Inteligencia: la palabra que mejor le define. Aunque podrían añadirse otras: ingenio, interés por lo que sucede, insobornabilidad, compasión. Tiene el aspecto de un patriarca, y podría serlo porque sus cuatro hijos le han dado, hasta el momento, diez nietos; y está, además, el hijo que su primera esposa ha tenido de un nuevo matrimonio con el que los Cornwell mantienen estrecha relación. También podría ser un ermitaño: vive la mayor parte del año en la escarpada y bellísima costa de Cornwall, en una propiedad que en otro tiempo fueron casas de pescadores. Posee un jardín en donde instala las esculturas que se regala, una por libro. Dieciocho hasta el momento.

La familia creada es importante para John Le Carré porque la que recibió fue dolorosamente infrecuente: una madre que se largó cuando él tenía cinco años y un padre, a cuyo cargo quedó, singular estafador que en no pocas ocasiones fue huésped de presidios. 'Una mala infancia es la mejor cantera para el escritor', suele decir, citando a Graham Greene.

La suya fue una infancia marcada por la huida de las casas que el padre no podía pagar. Sin embargo, el niño David frecuentó, con su hermano menor, buenos colegios: el padre quería que se hicieran abogados. Hizo el servicio militar en el departamento de inteligencia y, posteriormente, fue reclutado por los míticos MI5 y MI6.

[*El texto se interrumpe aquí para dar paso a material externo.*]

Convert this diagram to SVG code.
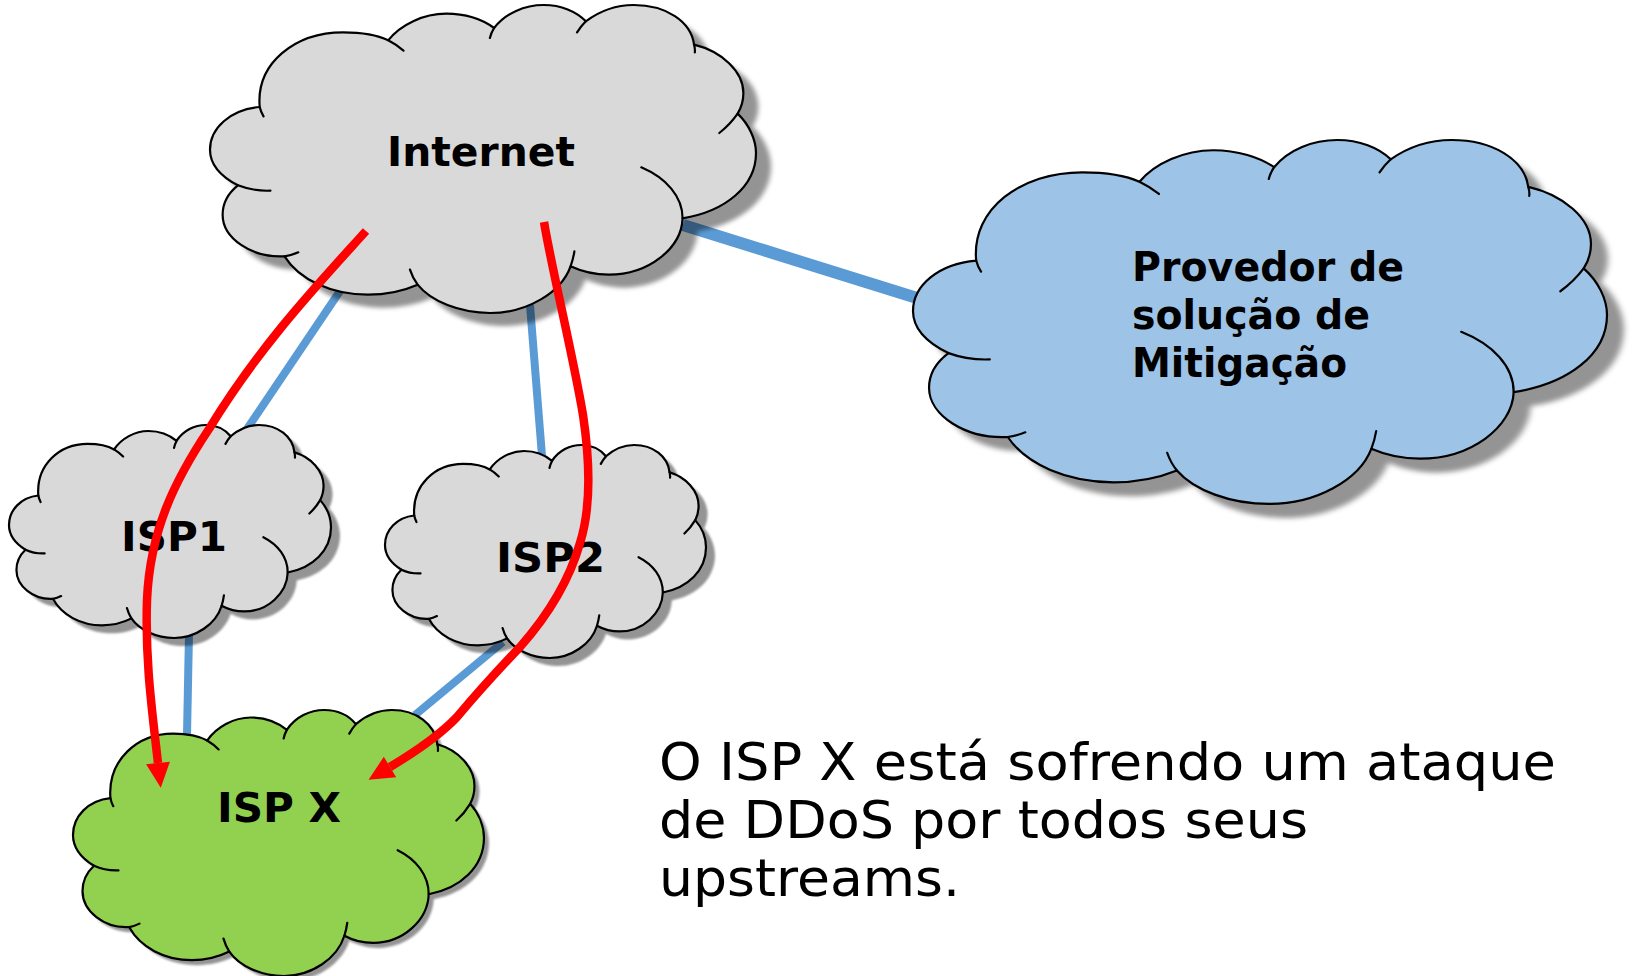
<svg xmlns="http://www.w3.org/2000/svg" xmlns:xlink="http://www.w3.org/1999/xlink" width="1640" height="976" viewBox="0 0 1640 976">
<style>
.outline{stroke:#000;stroke-width:2.2;stroke-linejoin:round}
.stub{fill:none;stroke:#000;stroke-width:2.2;stroke-linecap:round}
.shadow{fill:#000;fill-opacity:.42;stroke:none}
.big{filter:url(#blur)}
.small{filter:url(#blur2)}
.link{stroke:#5B9BD5;fill:none}
.attack{stroke:#FF0000;stroke-width:8.5;fill:none;marker-end:url(#head)}
text{font-family:"DejaVu Sans",Verdana,sans-serif;fill:#000}
.label{font-weight:700;font-size:41px}
.note{font-size:52px}
</style>
<defs>
<filter id="blur" x="-10%" y="-10%" width="120%" height="120%"><feGaussianBlur stdDeviation="6.5"/></filter>
<filter id="blur2" x="-10%" y="-10%" width="120%" height="120%"><feGaussianBlur stdDeviation="4"/></filter>
<marker id="head" markerUnits="userSpaceOnUse" markerWidth="26" markerHeight="26" refX="0" refY="12" orient="auto" overflow="visible"><path d="M0 0L25 12L0 24z" fill="#FF0000"/></marker>
<path id="cloud" vector-effect="non-scaling-stroke" d="M182 322C172 190 275 98 400 98C445 98 490 106 518 122C550 75 610 42 670 42C720 42 765 60 795 85C825 40 875 16 925 16C970 16 1010 35 1035 65C1070 35 1115 16 1160 16C1245 16 1310 65 1318 135C1390 155 1447 215 1447 280C1447 303 1442 323 1432 342C1462 375 1480 420 1480 460C1480 560 1400 635 1288 656C1285 745 1200 825 1095 825C1060 825 1025 816 995 800C970 880 880 940 785 940C705 940 630 905 595 855C555 875 510 885 465 885C370 885 285 840 247 770C160 775 85 715 85 645C85 610 100 580 125 557C80 530 52 495 52 450C52 385 105 330 182 322Z"/>
<path id="stubs" vector-effect="non-scaling-stroke" d="M182 322Q185 337 192 350M518 122Q540 135 558 153M795 85Q787 100 784 115M1035 65Q1022 80 1012 98M1318 135Q1321 147 1320 158M1432 342Q1412 375 1384 400M1288 656C1288 590 1245 535 1180 503M995 800Q1002 778 1005 755M595 855Q582 835 575 810M247 770Q265 767 283 758M125 557Q165 575 210 573"/>
</defs>
<rect width="1640" height="976" fill="#fff"/>
<g id="links">
<path class="link" stroke-width="12" d="M683 225L917 298"/>
<path class="link" stroke-width="8" d="M340 291L247 429"/>
<path class="link" stroke-width="8" d="M530 305L542 456"/>
<path class="link" stroke-width="8" d="M189 633L187 735"/>
<path class="link" stroke-width="8" d="M503 642L415 715"/>
</g>
<g id="node-internet">
<use xlink:href="#cloud" class="shadow big" transform="translate(205.12 12.67) scale(.38235 .33333)"/>
<g transform="translate(190.12 -.33) scale(.38235 .33333)"><use xlink:href="#cloud" class="outline" fill="#D9D9D9"/><use xlink:href="#stubs" class="stub"/></g>
<text class="label" x="387" y="166" textLength="188" lengthAdjust="spacingAndGlyphs">Internet</text>
</g>
<g id="node-provedor">
<use xlink:href="#cloud" class="shadow big" transform="translate(904.73 147.7) scale(.486 .3939)"/>
<g transform="translate(887.73 133.7) scale(.486 .3939)"><use xlink:href="#cloud" class="outline" fill="#9DC3E6"/><use xlink:href="#stubs" class="stub"/></g>
<text class="label" x="1132" y="281" textLength="272" lengthAdjust="spacingAndGlyphs">Provedor de</text>
<text class="label" x="1132" y="329" textLength="238" lengthAdjust="spacingAndGlyphs">solução de</text>
<text class="label" x="1132" y="377" textLength="215" lengthAdjust="spacingAndGlyphs">Mitigação</text>
</g>
<g id="node-isp1">
<use xlink:href="#cloud" class="shadow small" transform="translate(6.27 429.31) scale(.2255 .2305)"/>
<g transform="translate(-2.73 421.31) scale(.2255 .2305)"><use xlink:href="#cloud" class="outline" fill="#D9D9D9"/><use xlink:href="#stubs" class="stub"/></g>
<text class="label" x="121" y="551" textLength="106" lengthAdjust="spacingAndGlyphs">ISP1</text>
</g>
<g id="node-isp2">
<use xlink:href="#cloud" class="shadow small" transform="translate(382.31 449.31) scale(.2248 .2305)"/>
<g transform="translate(373.31 441.31) scale(.2248 .2305)"><use xlink:href="#cloud" class="outline" fill="#D9D9D9"/><use xlink:href="#stubs" class="stub"/></g>
<text class="label" x="496" y="572" textLength="109" lengthAdjust="spacingAndGlyphs">ISP2</text>
</g>
<g id="node-ispx">
<use xlink:href="#cloud" class="shadow small" transform="translate(63.03 710.39) scale(.2878 .2879)"/>
<g transform="translate(58.03 705.39) scale(.2878 .2879)"><use xlink:href="#cloud" class="outline" fill="#92D050"/><use xlink:href="#stubs" class="stub"/></g>
<text class="label" x="217" y="822" textLength="124" lengthAdjust="spacingAndGlyphs">ISP X</text>
</g>
<g id="attacks">
<path class="attack" d="M366 231C320 282 260 345 209 429C175 480 150 530 147 600C145 660 152 710 158 763"/>
<path class="attack" d="M544 222C552 270 574 360 583 415C589 455 592 505 580 543C570 578 550 613 520 647C500 668 478 692 457 717C440 735 415 752 390 767"/>
</g>
<g id="caption">
<text class="note" x="659" y="780" textLength="897" lengthAdjust="spacingAndGlyphs">O ISP X está sofrendo um ataque</text>
<text class="note" x="659" y="838" textLength="649" lengthAdjust="spacingAndGlyphs">de DDoS por todos seus</text>
<text class="note" x="659" y="896" textLength="301" lengthAdjust="spacingAndGlyphs">upstreams.</text>
</g>
</svg>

Cuando prepara un libro se pone en la piel del más ignorante de sus personajes e inicia una investigación. Así han surgido, tras su prolífica saga sobre el espionaje en la guerra fría (que dio origen a dos personajes inolvidables: George Smiley y Karla), novelas como Nuestro juego (los conflictos del Cáucaso), El sastre de Panamá (las autoridades de allá le detestan) y Single & Single, sobre las mafias rusas. Y ahora, este El jardinero constante, pieza maestra sobre la codicia de los grandes laboratorios, con África como escenario y un personaje, Justin Quayle, trágica figura que da cuerpo a uno de sus temas obsesivos: la decencia individual ante la indecencia de los poderosos.